In contrast to the Federal Reserve system, where there is a strong tradition of using the best available research to help improve the formulation of monetary policy, there is, at best, only a weak reliance on rigorous social science research in the formulation of environmental and natural resource policy. At worst, there is a genuine dislike for research on the part of many policymakers. RFF's task is not only to enhance the supply side of the ledger by providing needed infrastructure to generate germane research, but also to work on the demand side by helping build a tradition among environmental and natural resource policymakers to use cutting-edge social science research in the formulation of policy.
Working at once on both the demand side and supply side is a tall order. The supply side requires RFF to be attuned to the problems and issues facing policymakers, while at the same time to be capable of using and creating social science knowledge to address these challenges. As Solow remarked, "RFF is the premier source of policy ideas in the natural resources field and the main connection between resource policy on one hand and serious economic thought on the other." As it turns out, this is a very difficult balancing act. There are many individuals and organizations that can accomplish one of these tasks—knowledgeable about policy problems or about the tools to solve those problems—but there are few who can handle both. This is exactly where RFF positions itself.

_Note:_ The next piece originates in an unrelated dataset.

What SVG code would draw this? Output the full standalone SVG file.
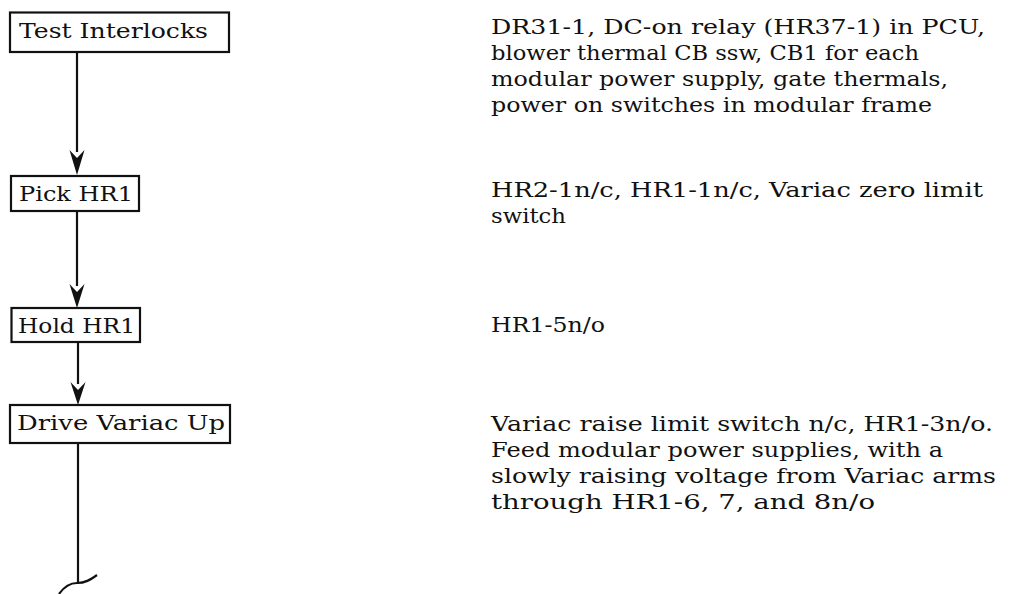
<svg xmlns="http://www.w3.org/2000/svg" width="1029" height="594" viewBox="0 0 1029 594">
<style>
.box{fill:#fff;stroke:#111;stroke-width:2.2}
.lbl{font-family:"DejaVu Serif","Liberation Serif",serif;font-size:21px;fill:#111}
.note{font-family:"DejaVu Serif","Liberation Serif",serif;font-size:20px;fill:#111}
.wire{fill:none;stroke:#111;stroke-width:2.2}
.head{fill:#111}
</style>
<rect width="1029" height="594" fill="#fff"/>
<g id="connectors">
<line class="wire" x1="77" y1="52" x2="77" y2="152"/>
<path class="head" d="M77,175 L69.5,150 L77,158 L84.5,150 Z"/>
<line class="wire" x1="77" y1="211" x2="77" y2="286"/>
<path class="head" d="M77,308 L69.5,284 L77,292 L84.5,284 Z"/>
<line class="wire" x1="78" y1="342" x2="78" y2="384"/>
<path class="head" d="M78,405 L70.5,382 L78,390 L85.5,382 Z"/>
<line class="wire" x1="78" y1="443" x2="78" y2="584"/>
<path class="wire" d="M59,594 C64,587 69,583 77,583 C85,583 90,580 97,575"/>
</g>
<g id="n1">
<rect class="box" x="10" y="12.5" width="219" height="39.5"/>
<text class="lbl" x="19" y="38" textLength="189" lengthAdjust="spacingAndGlyphs">Test Interlocks</text>
</g>
<g id="n2">
<rect class="box" x="11" y="176" width="128" height="35"/>
<text class="lbl" x="19" y="201" textLength="114" lengthAdjust="spacingAndGlyphs">Pick HR1</text>
</g>
<g id="n3">
<rect class="box" x="11.5" y="308" width="128.5" height="34"/>
<text class="lbl" x="18" y="333" textLength="117" lengthAdjust="spacingAndGlyphs">Hold HR1</text>
</g>
<g id="n4">
<rect class="box" x="10" y="405" width="220" height="38"/>
<text class="lbl" x="17" y="430" textLength="208" lengthAdjust="spacingAndGlyphs">Drive Variac Up</text>
</g>
<g id="notes">
<text class="note" x="491" y="34" textLength="494" lengthAdjust="spacingAndGlyphs">DR31-1, DC-on relay (HR37-1) in PCU,</text>
<text class="note" x="491" y="60" textLength="428" lengthAdjust="spacingAndGlyphs">blower thermal CB ssw, CB1 for each</text>
<text class="note" x="491" y="86" textLength="457" lengthAdjust="spacingAndGlyphs">modular power supply, gate thermals,</text>
<text class="note" x="491" y="112" textLength="441" lengthAdjust="spacingAndGlyphs">power on switches in modular frame</text>
<text class="note" x="491" y="197" textLength="492" lengthAdjust="spacingAndGlyphs">HR2-1n/c, HR1-1n/c, Variac zero limit</text>
<text class="note" x="491" y="223" textLength="75" lengthAdjust="spacingAndGlyphs">switch</text>
<text class="note" x="491" y="332" textLength="114" lengthAdjust="spacingAndGlyphs">HR1-5n/o</text>
<text class="note" x="491" y="431" textLength="502" lengthAdjust="spacingAndGlyphs">Variac raise limit switch n/c, HR1-3n/o.</text>
<text class="note" x="491" y="457" textLength="452" lengthAdjust="spacingAndGlyphs">Feed modular power supplies, with a</text>
<text class="note" x="491" y="483" textLength="505" lengthAdjust="spacingAndGlyphs">slowly raising voltage from Variac arms</text>
<text class="note" x="491" y="509" textLength="384" lengthAdjust="spacingAndGlyphs">through HR1-6, 7, and 8n/o</text>
</g>
</svg>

This challenge is further complicated by the requirement that the research generated by RFF be balanced, objective, and independent, and be viewed by policymakers as such. Again quoting Solow, "To play the role that I've been describing, and that RFF has actually played, independence is a natural and vitally important prerequisite. It's just barely possible for analysis to be policy-relevant and yet politically indifferent."
RFF is painfully aware of the difficulty in carrying out research "that is neither neutered out of policy relevance nor predetermined by political commitment," to use Solow's words. We place considerable emphasis on making our work useful and we obsess about the bright line drawn between relevance and advocacy. But, perhaps the more challenging task is to be perceived as politically indifferent given the often contentious issues RFF addresses each year. We tackle the perception problem first and foremost by maintaining strict adherence to scientific objectivity in our work. We then make our analysis available on an equal footing to all and strive to fund ourselves in such a manner that our independence is enhanced. The record suggests this approach is working, for we are equally criticized by both the left and the right.
Ideas, when applied, do have power in the policy process. That is, ideas and the careful, objective research that gives them life can improve the environmental and natural resource policy decisions we make. This is the fundamental tenet of RFF. The trick is to build a growing awareness of this fact, and to combat notions that environmental and resource policy is only about politics and interest groups.